President Barack Obama faced an immediate backlash over his surge plan for Afghanistan, amid fears that setting out a timetable for withdrawal could aid the Taliban and unnerve allies.
Critics said that the target date of July 2011 to begin a reduction of US forces and the transfer of security to Afghan security forces would enable the enemy to lie low and wait for the departure of US and Nato forces.
Senator John McCain, the former presidential candidate, said: "We don't want to sound an uncertain trumpet to our friends in the region."
Mr Obama's political future could rest on the course he set in his speech on Tuesday night on the eight-year-old conflict, which he redefined narrowly as defeating al-Qaeda, preventing the Taliban from returning to power and creating a functioning government in Kabul.
Sir Jock Stirrup, Chief of the Defence Staff, said he was "delighted" with Mr Obama's plan.
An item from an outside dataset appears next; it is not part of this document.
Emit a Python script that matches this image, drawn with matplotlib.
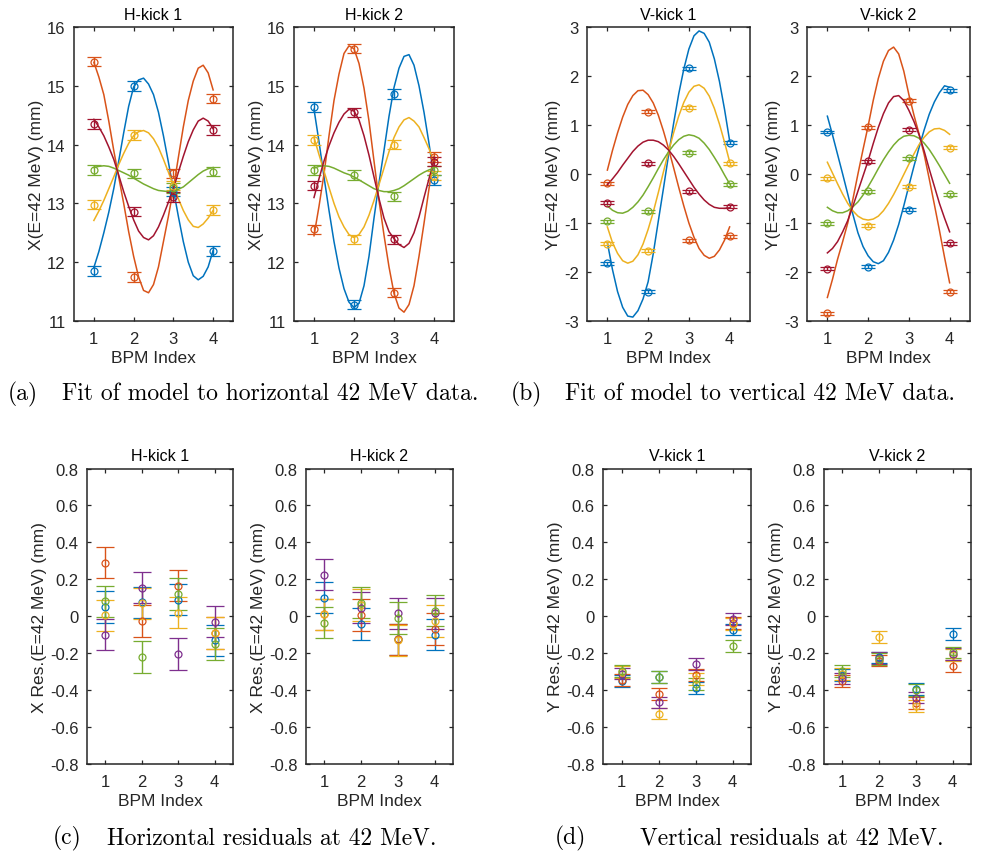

"There's absolutely nothing wrong with having targets and milestones against which we can measure progress and against which to be frank we can force the pace," he said.
But he gave warning that a British withdrawal in earnest could not begin until 2014.
Senior aides to Mr Obama were forced to clarify the timeline, stressing that July 2011 was only a starting date and would not lead to a rapid abandonment of the Afghans.
Gen Stanley McChrystal, the Nato commander in Afghanistan, said that "the 18 month time line is not an absolute and then everyone leaves".
He added: "There are going to be more long nights, more cold mornings, more memorial services."
Robert Gates, the US defence secretary, added that more stable areas in Afghanistan's north and west would be handed over to the Afghan security forces first, and welcomed the prospect of the Taliban lying low.
"If they are inactive for 18 months it would give the United States an open run to build capacity with our allies," he said.
Anders Fogh Rasmussen, the Nato Secretary General, said he was confident that the alliance could supply a further 5-7,000 troops, while Gordon Brown called on "all our allies to unite behind President Obama's strategy".
With the prospect of renewed heavy fighting ahead, Gen Sir Graeme Lamb, a former SAS officer and now special adviser to Gen McChrystal, said the surge would allow the allies to strike the Taliban "until their eyeballs bleed".
A Taliban spokesman said: "The extra 30,000 troops that will come to Afghanistan will provoke stronger resistance and fighting."